Well, it perhaps only leaves agreement by the big six or seven firms to work together to level the playing field in the hope that this prevents a more undesirable regulatory scenario being forced upon them.

And, while that approach may be beneficial for all concerned and very much in the interests of the capital markets, that sounds too much like the behaviour of a cartel.

Best to talk about a market approach then.

Politics dominates Budget

Accountancy Age cropped up in the end in the pre-Budget report debate, although perhaps not in the most flattering way. (That said, I very much subscribe to the view that it's only no publicity that's bad publicity). In responding to George Osborne, the chancellor referred to the Tories' use of our recent coverage of the non-domicile debate and our acknowledgement that figures we had used about the number of non-doms had come from a Sunday paper.

Normally journalists don't admit to this sort of thing – we did so because we knew the figures had a finger in the air quality to them. (A post by my colleague Alex Hawkes explains our thinking more on this one).

But it highlighted the degree to which the government has been put on the back foot on tax in the last fortnight. And it responded by, it has to said, following to an agenda very much set by the opposition. From non-doms (tick) to inheritance tax (tick) to private equity (tick), it felt a highly reactive statement. And it was.

'I can't remember such a baldly political pre Budget statement like this one,' said a Radio Five Live correspondent. Nor me.'

Mid-tier makes up ground on Big Four

Happy birthday Jeremy Newman. Or at least happy birthday Jeremy Newman's blog. In his latest post the BDO managing partner reflects on his first year in the blogosphere and recognises that his views have changed on the audit choice debate which has dominated his musings. 'One key difference,' he writes, 'is that I no longer think there is a "chasing pack" (as I referred to in my first posting) but rather maybe as few as two firms (obviously including BDO Stoy Hayward!) who are investing heavily in their people, infrastructure and international capabilities to be able to really maintain they are a credible alternative to the Big Four. That's borne out by recent research from Financial Director magazine. I've written a comment piece in next week's Accountancy Age on the subject. Here's an early sight of it.

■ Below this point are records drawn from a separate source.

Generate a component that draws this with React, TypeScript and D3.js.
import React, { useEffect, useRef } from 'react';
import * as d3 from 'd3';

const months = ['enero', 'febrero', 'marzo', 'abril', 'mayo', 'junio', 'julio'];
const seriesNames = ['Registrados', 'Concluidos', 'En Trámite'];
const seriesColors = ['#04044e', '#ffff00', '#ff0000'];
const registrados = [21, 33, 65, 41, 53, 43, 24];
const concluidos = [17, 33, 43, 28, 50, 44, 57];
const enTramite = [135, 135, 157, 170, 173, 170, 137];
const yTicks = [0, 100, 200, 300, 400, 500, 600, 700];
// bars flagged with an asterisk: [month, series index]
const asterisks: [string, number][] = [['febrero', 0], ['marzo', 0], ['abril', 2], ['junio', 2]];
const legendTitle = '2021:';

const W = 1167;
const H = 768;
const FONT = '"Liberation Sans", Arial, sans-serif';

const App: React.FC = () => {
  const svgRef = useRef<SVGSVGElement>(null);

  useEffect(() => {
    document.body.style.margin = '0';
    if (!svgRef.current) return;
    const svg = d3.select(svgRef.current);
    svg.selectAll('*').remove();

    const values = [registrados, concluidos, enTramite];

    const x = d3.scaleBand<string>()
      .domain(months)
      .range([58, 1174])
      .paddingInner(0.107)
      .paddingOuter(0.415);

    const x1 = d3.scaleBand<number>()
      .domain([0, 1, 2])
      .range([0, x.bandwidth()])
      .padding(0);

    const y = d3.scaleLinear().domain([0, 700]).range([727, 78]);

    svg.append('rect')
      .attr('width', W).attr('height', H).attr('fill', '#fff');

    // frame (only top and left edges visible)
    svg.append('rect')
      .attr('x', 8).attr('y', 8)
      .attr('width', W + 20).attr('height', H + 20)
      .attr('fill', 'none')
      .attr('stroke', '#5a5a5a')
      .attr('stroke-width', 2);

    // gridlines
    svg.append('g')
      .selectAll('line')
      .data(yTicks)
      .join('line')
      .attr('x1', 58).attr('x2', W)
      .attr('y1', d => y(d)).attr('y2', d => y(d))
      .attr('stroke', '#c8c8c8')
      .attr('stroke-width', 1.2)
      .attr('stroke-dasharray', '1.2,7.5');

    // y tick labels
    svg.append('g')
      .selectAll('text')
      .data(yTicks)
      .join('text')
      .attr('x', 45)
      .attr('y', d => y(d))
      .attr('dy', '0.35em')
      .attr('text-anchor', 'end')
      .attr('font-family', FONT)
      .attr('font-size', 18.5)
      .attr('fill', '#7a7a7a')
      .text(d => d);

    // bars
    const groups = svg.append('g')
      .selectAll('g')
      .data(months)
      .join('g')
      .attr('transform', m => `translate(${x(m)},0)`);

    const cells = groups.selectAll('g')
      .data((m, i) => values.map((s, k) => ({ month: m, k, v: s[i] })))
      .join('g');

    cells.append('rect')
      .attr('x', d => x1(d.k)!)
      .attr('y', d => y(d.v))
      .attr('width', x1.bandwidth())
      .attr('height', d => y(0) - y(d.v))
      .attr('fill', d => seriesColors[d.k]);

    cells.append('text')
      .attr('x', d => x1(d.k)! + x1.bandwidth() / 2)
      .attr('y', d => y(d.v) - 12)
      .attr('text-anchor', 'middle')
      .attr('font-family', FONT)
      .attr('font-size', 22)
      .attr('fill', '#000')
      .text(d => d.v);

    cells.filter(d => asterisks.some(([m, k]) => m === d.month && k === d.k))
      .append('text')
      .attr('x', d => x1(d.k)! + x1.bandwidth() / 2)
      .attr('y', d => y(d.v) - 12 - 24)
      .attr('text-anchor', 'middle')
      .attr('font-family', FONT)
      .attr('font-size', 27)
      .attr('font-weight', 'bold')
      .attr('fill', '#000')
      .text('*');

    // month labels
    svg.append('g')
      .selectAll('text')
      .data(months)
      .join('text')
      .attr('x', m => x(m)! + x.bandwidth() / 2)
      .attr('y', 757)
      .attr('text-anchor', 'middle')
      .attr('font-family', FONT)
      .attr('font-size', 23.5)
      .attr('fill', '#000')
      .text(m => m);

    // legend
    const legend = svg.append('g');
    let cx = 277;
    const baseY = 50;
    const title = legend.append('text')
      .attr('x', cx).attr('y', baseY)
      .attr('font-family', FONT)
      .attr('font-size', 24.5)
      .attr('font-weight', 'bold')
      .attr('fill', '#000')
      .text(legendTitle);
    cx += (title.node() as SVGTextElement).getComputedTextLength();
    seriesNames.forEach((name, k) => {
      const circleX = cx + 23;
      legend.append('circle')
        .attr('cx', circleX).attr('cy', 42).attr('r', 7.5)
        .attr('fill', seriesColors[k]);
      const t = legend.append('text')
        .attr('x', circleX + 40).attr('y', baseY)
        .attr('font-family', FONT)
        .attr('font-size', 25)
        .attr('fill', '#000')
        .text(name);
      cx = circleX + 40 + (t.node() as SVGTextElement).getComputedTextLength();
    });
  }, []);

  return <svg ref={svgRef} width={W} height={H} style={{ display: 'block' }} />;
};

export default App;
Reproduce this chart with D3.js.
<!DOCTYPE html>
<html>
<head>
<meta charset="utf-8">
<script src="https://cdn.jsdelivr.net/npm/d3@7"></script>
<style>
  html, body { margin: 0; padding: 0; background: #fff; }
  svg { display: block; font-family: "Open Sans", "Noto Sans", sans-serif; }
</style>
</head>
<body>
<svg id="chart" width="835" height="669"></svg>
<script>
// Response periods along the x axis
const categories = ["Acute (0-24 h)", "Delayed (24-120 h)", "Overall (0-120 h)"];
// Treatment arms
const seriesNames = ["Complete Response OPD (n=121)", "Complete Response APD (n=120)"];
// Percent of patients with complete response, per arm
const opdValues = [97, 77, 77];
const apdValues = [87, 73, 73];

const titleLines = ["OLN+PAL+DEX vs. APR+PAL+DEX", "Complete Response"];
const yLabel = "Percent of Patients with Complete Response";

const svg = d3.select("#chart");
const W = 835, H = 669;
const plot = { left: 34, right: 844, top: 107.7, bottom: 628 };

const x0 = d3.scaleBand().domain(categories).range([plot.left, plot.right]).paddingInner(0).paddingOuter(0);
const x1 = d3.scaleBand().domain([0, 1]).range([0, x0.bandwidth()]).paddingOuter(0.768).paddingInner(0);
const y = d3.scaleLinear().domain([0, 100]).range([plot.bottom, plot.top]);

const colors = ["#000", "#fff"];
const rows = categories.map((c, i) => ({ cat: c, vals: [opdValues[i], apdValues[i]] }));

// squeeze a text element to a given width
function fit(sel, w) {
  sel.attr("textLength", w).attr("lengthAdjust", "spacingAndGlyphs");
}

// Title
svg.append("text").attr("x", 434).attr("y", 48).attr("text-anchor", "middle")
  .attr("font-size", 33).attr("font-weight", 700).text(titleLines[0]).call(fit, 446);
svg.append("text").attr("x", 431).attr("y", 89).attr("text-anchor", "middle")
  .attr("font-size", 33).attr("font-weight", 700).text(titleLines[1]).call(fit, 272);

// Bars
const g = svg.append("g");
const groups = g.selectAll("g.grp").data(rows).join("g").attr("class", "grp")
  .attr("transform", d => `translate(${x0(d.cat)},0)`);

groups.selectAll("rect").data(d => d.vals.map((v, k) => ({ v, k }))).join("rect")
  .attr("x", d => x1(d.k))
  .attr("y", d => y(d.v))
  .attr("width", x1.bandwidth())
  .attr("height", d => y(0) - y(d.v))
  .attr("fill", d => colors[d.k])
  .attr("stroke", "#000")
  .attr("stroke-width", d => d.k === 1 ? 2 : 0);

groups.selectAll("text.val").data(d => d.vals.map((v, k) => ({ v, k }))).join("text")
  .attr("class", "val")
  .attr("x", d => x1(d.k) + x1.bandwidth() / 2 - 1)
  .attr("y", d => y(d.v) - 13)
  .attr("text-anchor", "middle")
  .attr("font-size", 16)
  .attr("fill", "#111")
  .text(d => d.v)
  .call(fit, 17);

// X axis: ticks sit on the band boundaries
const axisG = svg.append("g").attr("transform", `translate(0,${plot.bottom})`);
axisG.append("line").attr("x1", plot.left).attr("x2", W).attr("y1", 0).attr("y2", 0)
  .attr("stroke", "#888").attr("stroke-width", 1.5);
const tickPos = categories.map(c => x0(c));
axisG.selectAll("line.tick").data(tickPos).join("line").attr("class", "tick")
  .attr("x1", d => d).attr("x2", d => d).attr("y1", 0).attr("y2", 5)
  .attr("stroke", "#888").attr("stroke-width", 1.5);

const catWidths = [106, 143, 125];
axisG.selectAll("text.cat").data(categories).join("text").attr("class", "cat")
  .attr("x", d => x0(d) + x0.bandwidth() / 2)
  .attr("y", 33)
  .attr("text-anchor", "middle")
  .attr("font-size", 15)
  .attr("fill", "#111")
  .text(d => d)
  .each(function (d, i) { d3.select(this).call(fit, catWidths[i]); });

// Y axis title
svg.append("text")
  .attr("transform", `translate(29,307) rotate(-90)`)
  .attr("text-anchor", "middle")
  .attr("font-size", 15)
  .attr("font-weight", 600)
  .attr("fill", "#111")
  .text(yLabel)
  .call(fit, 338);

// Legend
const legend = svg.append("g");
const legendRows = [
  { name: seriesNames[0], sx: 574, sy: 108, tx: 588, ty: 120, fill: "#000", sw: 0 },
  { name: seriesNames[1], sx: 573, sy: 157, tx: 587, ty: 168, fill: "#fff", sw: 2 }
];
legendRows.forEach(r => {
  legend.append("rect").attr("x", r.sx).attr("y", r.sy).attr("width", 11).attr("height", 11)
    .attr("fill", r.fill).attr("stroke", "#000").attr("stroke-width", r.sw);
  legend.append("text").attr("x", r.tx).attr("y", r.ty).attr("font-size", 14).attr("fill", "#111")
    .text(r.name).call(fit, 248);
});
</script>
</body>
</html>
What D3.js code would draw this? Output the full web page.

In the current climate talking about the audit market may appear somewhat prosaic. The credit crunch has kicked the audit choice debate very much into touch – for now at least. But with the Financial Reporting Council promising its recommendations on injecting more competition and choice into the market due any time now, there are signs that the market is already beginning to shift.

The latest audit fees survey from our sister title Financial Director shows only a comparatively modest increase in FTSE100 audit fees – from an average of £3.7m to £4m. (That's if it's not too much of a stretch to describe an inflation-busting 8% as modest –especially during a year that has seen no regulatory step-change). And it shows a market firmly stitched up by the Big Four.

Drop to the FTSE250, though, and it's a subtly different story.

In that market, audit fees are dropping (15%) as are audit-related fees (taken together the two are down 7% year or year).

BDO Stoy Hayward's Jeremy Newman has, of course, led the mid-tier campaign for competition and choice. And there's some evidence that his campaign is beginning to deliver modest gains.

Albeit from a low base, BDO has grown its audit fees by 21% and its combined audit and audit-related fees by 57%. That said it's down by one client to five, but demanding higher fees from existing clients used to be the preserve of the bigger firms.

Perhaps more significantly Grant Thornton, a much quieter protagonist in this debate, has gained its first two FTSE250 clients, creating a six-firm market. Deloitte and KPMG both gained a client each, with E&Y and PwC in retreat.

It would be an exaggeration to suggest that these figures represent a revolution. But they do indicate a willingness on the part of some of the biggest (second-tier) companies in the

UK

to listen to the mid-tier case. Next year's results will be closely watched – as will the FRC's steps in the interim.